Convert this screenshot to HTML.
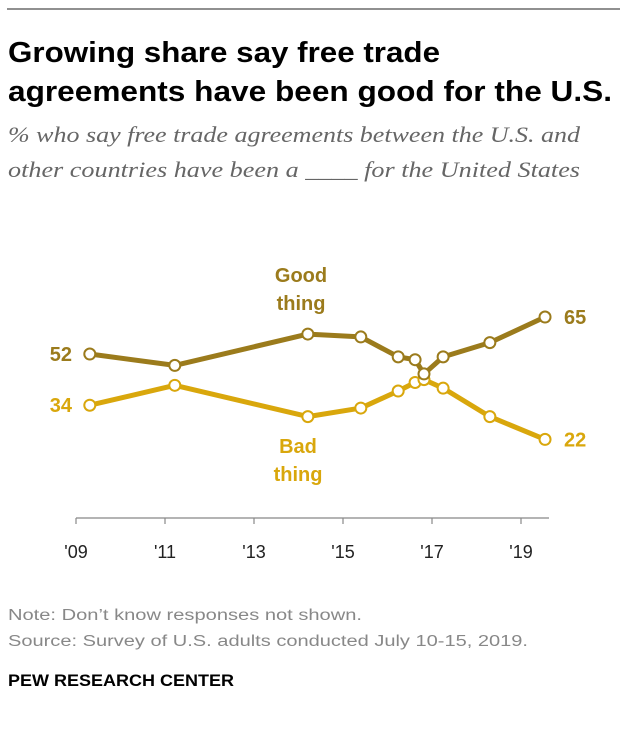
<!DOCTYPE html>
<html><head><meta charset="utf-8"><style>
html,body{margin:0;padding:0;background:#fff;width:626px;height:732px;overflow:hidden}
svg{display:block}
</style></head><body>
<svg id="chart" width="626" height="732" viewBox="0 0 626 732">
<line x1="7" y1="9" x2="620" y2="9" stroke="#222" stroke-width="1"/>
<g font-family="'Liberation Sans', sans-serif" font-weight="bold" font-size="29" fill="#000">
<text x="8" y="62" textLength="432" lengthAdjust="spacingAndGlyphs">Growing share say free trade</text>
<text x="8" y="101" textLength="604" lengthAdjust="spacingAndGlyphs">agreements have been good for the U.S.</text>
</g>
<g font-family="'Liberation Serif', serif" font-style="italic" font-size="22" fill="#666">
<text x="8" y="142" textLength="572" lengthAdjust="spacingAndGlyphs">% who say free trade agreements between the U.S. and</text>
<text x="8" y="177" textLength="572" lengthAdjust="spacingAndGlyphs">other countries have been a ____ for the United States</text>
</g>
<g id="axis"></g>
<g id="series"></g>
<g font-family="'Liberation Sans', sans-serif" font-size="15.5" fill="#888">
<text x="8" y="620" textLength="354" lengthAdjust="spacingAndGlyphs">Note: Don’t know responses not shown.</text>
<text x="8" y="646" textLength="520" lengthAdjust="spacingAndGlyphs">Source: Survey of U.S. adults conducted July 10-15, 2019.</text>
</g>
<text x="8" y="686" font-family="'Liberation Sans', sans-serif" font-weight="bold" font-size="17" fill="#000" textLength="226" lengthAdjust="spacingAndGlyphs">PEW RESEARCH CENTER</text>
</svg>
<script>
const dates = [2009.31, 2011.22, 2014.21, 2015.40, 2016.24, 2016.62, 2016.82, 2017.25, 2018.30, 2019.54];
const goodValues = [52, 48, 59, 58, 51, 50, 45, 51, 56, 65];
const badValues = [34, 41, 30, 33, 39, 42, 43, 40, 30, 22];
const tickYears = [2009, 2011, 2013, 2015, 2017, 2019];
const tickLabels = ["'09", "'11", "'13", "'15", "'17", "'19"];

const NS = 'http://www.w3.org/2000/svg';
const xS = yr => 76 + (yr - 2009) * 44.5;
const yS = v => 502 - v * 2.846;
function mk(tag, attrs, parent) { const e = document.createElementNS(NS, tag); for (const k in attrs) e.setAttribute(k, attrs[k]); parent.appendChild(e); return e; }

const axis = document.getElementById('axis');
const axLine = mk('line', {x1: 76, x2: 549, y1: 518, y2: 518, stroke: '#888', 'stroke-width': 1.2}, axis);


tickYears.forEach((yr, i) => {
  const t = mk('line', {x1: xS(yr), x2: xS(yr), y1: 518, y2: 524, stroke: '#888', 'stroke-width': 1.2}, axis);
  
  
  const l = mk('text', {x: xS(yr), y: 558, 'text-anchor': 'middle', 'font-family': "'Liberation Sans', sans-serif", 'font-size': 18, fill: '#222'}, axis);
  l.textContent = tickLabels[i];
  
  
});

const series = document.getElementById('series');
function drawSeries(vals, color, name) {
  const g = mk('g', {}, series);
  
  
  const pts = vals.map((v, i) => xS(dates[i]) + ',' + yS(v)).join(' ');
  const pl = mk('polyline', {points: pts, fill: 'none', stroke: color, 'stroke-width': 5, 'stroke-linejoin': 'round'}, g);
  
  
  vals.forEach((v, i) => {
    const c = mk('circle', {cx: xS(dates[i]), cy: yS(v), r: 5.5, fill: '#fff', stroke: color, 'stroke-width': 2}, g);
    
    
  });
  const first = mk('text', {x: 72, y: yS(vals[0]) + 7, 'text-anchor': 'end', 'font-family': "'Liberation Sans', sans-serif", 'font-weight': 'bold', 'font-size': 20, fill: color}, g);
  first.textContent = vals[0];
  
  
  const last = mk('text', {x: 564, y: yS(vals[vals.length - 1]) + 7, 'font-family': "'Liberation Sans', sans-serif", 'font-weight': 'bold', 'font-size': 20, fill: color}, g);
  last.textContent = vals[vals.length - 1];
  
  
}
drawSeries(badValues, '#d9a70c', 'bad-thing');
drawSeries(goodValues, '#9b7b1c', 'good-thing');

function label(lines, x, y0, color, name) {
  const t = mk('text', {x: x, y: y0, 'text-anchor': 'middle', 'font-family': "'Liberation Sans', sans-serif", 'font-weight': 'bold', 'font-size': 20, fill: color}, series);
  
  
  lines.forEach((s, i) => { const ts = mk('tspan', {x: x, dy: i ? 28 : 0}, t); ts.textContent = s; });
}
label(['Good', 'thing'], 301, 282, '#9b7b1c', 'good-thing-label');
label(['Bad', 'thing'], 298, 453, '#d9a70c', 'bad-thing-label');
</script>
</body></html>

*EXERCISE*. Restate the data above word for word. Do not include the images.

*ANSWER TO THE TASK*.
Convert this screenshot to HTML.
<!DOCTYPE html>
<html><head><meta charset="utf-8"><style>
html,body{margin:0;padding:0;background:#fff;width:626px;height:732px;overflow:hidden}
svg{display:block}
</style></head><body>
<svg id="chart" width="626" height="732" viewBox="0 0 626 732">
<line x1="7" y1="9" x2="620" y2="9" stroke="#222" stroke-width="1"/>
<g font-family="'Liberation Sans', sans-serif" font-weight="bold" font-size="29" fill="#000">
<text x="8" y="62" textLength="432" lengthAdjust="spacingAndGlyphs">Growing share say free trade</text>
<text x="8" y="101" textLength="604" lengthAdjust="spacingAndGlyphs">agreements have been good for the U.S.</text>
</g>
<g font-family="'Liberation Serif', serif" font-style="italic" font-size="22" fill="#666">
<text x="8" y="142" textLength="572" lengthAdjust="spacingAndGlyphs">% who say free trade agreements between the U.S. and</text>
<text x="8" y="177" textLength="572" lengthAdjust="spacingAndGlyphs">other countries have been a ____ for the United States</text>
</g>
<g id="axis"></g>
<g id="series"></g>
<g font-family="'Liberation Sans', sans-serif" font-size="15.5" fill="#888">
<text x="8" y="620" textLength="354" lengthAdjust="spacingAndGlyphs">Note: Don’t know responses not shown.</text>
<text x="8" y="646" textLength="520" lengthAdjust="spacingAndGlyphs">Source: Survey of U.S. adults conducted July 10-15, 2019.</text>
</g>
<text x="8" y="686" font-family="'Liberation Sans', sans-serif" font-weight="bold" font-size="17" fill="#000" textLength="226" lengthAdjust="spacingAndGlyphs">PEW RESEARCH CENTER</text>
</svg>
<script>
const dates = [2009.31, 2011.22, 2014.21, 2015.40, 2016.24, 2016.62, 2016.82, 2017.25, 2018.30, 2019.54];
const goodValues = [52, 48, 59, 58, 51, 50, 45, 51, 56, 65];
const badValues = [34, 41, 30, 33, 39, 42, 43, 40, 30, 22];
const tickYears = [2009, 2011, 2013, 2015, 2017, 2019];
const tickLabels = ["'09", "'11", "'13", "'15", "'17", "'19"];

const NS = 'http://www.w3.org/2000/svg';
const xS = yr => 76 + (yr - 2009) * 44.5;
const yS = v => 502 - v * 2.846;
function mk(tag, attrs, parent) { const e = document.createElementNS(NS, tag); for (const k in attrs) e.setAttribute(k, attrs[k]); parent.appendChild(e); return e; }

const axis = document.getElementById('axis');
const axLine = mk('line', {x1: 76, x2: 549, y1: 518, y2: 518, stroke: '#888', 'stroke-width': 1.2}, axis);


tickYears.forEach((yr, i) => {
  const t = mk('line', {x1: xS(yr), x2: xS(yr), y1: 518, y2: 524, stroke: '#888', 'stroke-width': 1.2}, axis);
  
  
  const l = mk('text', {x: xS(yr), y: 558, 'text-anchor': 'middle', 'font-family': "'Liberation Sans', sans-serif", 'font-size': 18, fill: '#222'}, axis);
  l.textContent = tickLabels[i];
  
  
});

const series = document.getElementById('series');
function drawSeries(vals, color, name) {
  const g = mk('g', {}, series);
  
  
  const pts = vals.map((v, i) => xS(dates[i]) + ',' + yS(v)).join(' ');
  const pl = mk('polyline', {points: pts, fill: 'none', stroke: color, 'stroke-width': 5, 'stroke-linejoin': 'round'}, g);
  
  
  vals.forEach((v, i) => {
    const c = mk('circle', {cx: xS(dates[i]), cy: yS(v), r: 5.5, fill: '#fff', stroke: color, 'stroke-width': 2}, g);
    
    
  });
  const first = mk('text', {x: 72, y: yS(vals[0]) + 7, 'text-anchor': 'end', 'font-family': "'Liberation Sans', sans-serif", 'font-weight': 'bold', 'font-size': 20, fill: color}, g);
  first.textContent = vals[0];
  
  
  const last = mk('text', {x: 564, y: yS(vals[vals.length - 1]) + 7, 'font-family': "'Liberation Sans', sans-serif", 'font-weight': 'bold', 'font-size': 20, fill: color}, g);
  last.textContent = vals[vals.length - 1];
  
  
}
drawSeries(badValues, '#d9a70c', 'bad-thing');
drawSeries(goodValues, '#9b7b1c', 'good-thing');

function label(lines, x, y0, color, name) {
  const t = mk('text', {x: x, y: y0, 'text-anchor': 'middle', 'font-family': "'Liberation Sans', sans-serif", 'font-weight': 'bold', 'font-size': 20, fill: color}, series);
  
  
  lines.forEach((s, i) => { const ts = mk('tspan', {x: x, dy: i ? 28 : 0}, t); ts.textContent = s; });
}
label(['Good', 'thing'], 301, 282, '#9b7b1c', 'good-thing-label');
label(['Bad', 'thing'], 298, 453, '#d9a70c', 'bad-thing-label');
</script>
</body></html>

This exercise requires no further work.